"""
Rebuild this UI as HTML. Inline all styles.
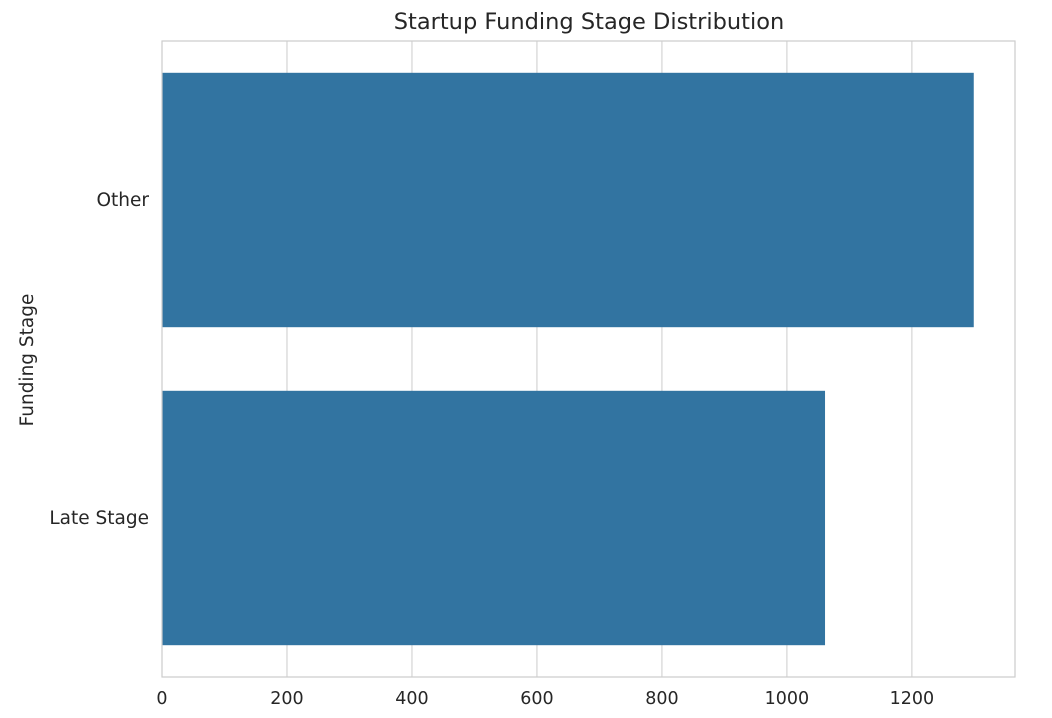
<!DOCTYPE html>
<html><head><meta charset="utf-8"><style>
body{margin:0;background:#fff;}
svg text{font-family:"DejaVu Sans","Liberation Sans",sans-serif;fill:#262626;}
</style></head><body>
<svg width="1052" height="713" xmlns="http://www.w3.org/2000/svg">
<g id="g"></g>
</svg>
<script>
const categories=["Other","Late Stage"];
const values=[1299,1061];
const ticks=[0,200,400,600,800,1000,1200];
const L=162,R=1015,T=41,B=677,XMAX=1365;
const x=v=>L+(v/XMAX)*(R-L);
const band=(B-T)/categories.length;
const y=i=>T+band*(i+0.5);
const g=document.getElementById('g');
const NS='http://www.w3.org/2000/svg';
function mk(t,a){const e=document.createElementNS(NS,t);for(const k in a)e.setAttribute(k,a[k]);g.appendChild(e);return e;}
ticks.forEach(t=>{
 const l=mk('line',{x1:x(t),x2:x(t),y1:T,y2:B,stroke:'#cccccc','stroke-width':1});
 
 
 const tx=mk('text',{x:x(t),y:704,'text-anchor':'middle','font-size':17.5});
 tx.textContent=t;
 
 
});
categories.forEach((c,i)=>{
 const h=band*0.8;
 const r=mk('rect',{x:L,y:y(i)-h/2,width:x(values[i])-L,height:h,fill:'#3274a1'});
 
 
 const tx=mk('text',{x:149,y:y(i)+6,'text-anchor':'end','font-size':18.5});
 tx.textContent=c;
 
 
});
const fr=mk('rect',{x:L,y:T,width:R-L,height:B-T,fill:'none',stroke:'#cccccc','stroke-width':1.2});


const ti=mk('text',{x:(L+R)/2+0.5,y:29,'text-anchor':'middle','font-size':22.5});
ti.textContent='Startup Funding Stage Distribution';


const yt=mk('text',{x:33,y:360,'text-anchor':'middle','font-size':18.5,transform:'rotate(-90 33 360)'});
yt.textContent='Funding Stage';


</script>
</body></html>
"""
TASK DESCRIPTION
Working from the material above, transcribe it exactly while omitting pictures.

WRITTEN RESPONSE
Rebuild this UI as HTML. Inline all styles.
<!DOCTYPE html>
<html><head><meta charset="utf-8"><style>
body{margin:0;background:#fff;}
svg text{font-family:"DejaVu Sans","Liberation Sans",sans-serif;fill:#262626;}
</style></head><body>
<svg width="1052" height="713" xmlns="http://www.w3.org/2000/svg">
<g id="g"></g>
</svg>
<script>
const categories=["Other","Late Stage"];
const values=[1299,1061];
const ticks=[0,200,400,600,800,1000,1200];
const L=162,R=1015,T=41,B=677,XMAX=1365;
const x=v=>L+(v/XMAX)*(R-L);
const band=(B-T)/categories.length;
const y=i=>T+band*(i+0.5);
const g=document.getElementById('g');
const NS='http://www.w3.org/2000/svg';
function mk(t,a){const e=document.createElementNS(NS,t);for(const k in a)e.setAttribute(k,a[k]);g.appendChild(e);return e;}
ticks.forEach(t=>{
 const l=mk('line',{x1:x(t),x2:x(t),y1:T,y2:B,stroke:'#cccccc','stroke-width':1});
 
 
 const tx=mk('text',{x:x(t),y:704,'text-anchor':'middle','font-size':17.5});
 tx.textContent=t;
 
 
});
categories.forEach((c,i)=>{
 const h=band*0.8;
 const r=mk('rect',{x:L,y:y(i)-h/2,width:x(values[i])-L,height:h,fill:'#3274a1'});
 
 
 const tx=mk('text',{x:149,y:y(i)+6,'text-anchor':'end','font-size':18.5});
 tx.textContent=c;
 
 
});
const fr=mk('rect',{x:L,y:T,width:R-L,height:B-T,fill:'none',stroke:'#cccccc','stroke-width':1.2});


const ti=mk('text',{x:(L+R)/2+0.5,y:29,'text-anchor':'middle','font-size':22.5});
ti.textContent='Startup Funding Stage Distribution';


const yt=mk('text',{x:33,y:360,'text-anchor':'middle','font-size':18.5,transform:'rotate(-90 33 360)'});
yt.textContent='Funding Stage';


</script>
</body></html>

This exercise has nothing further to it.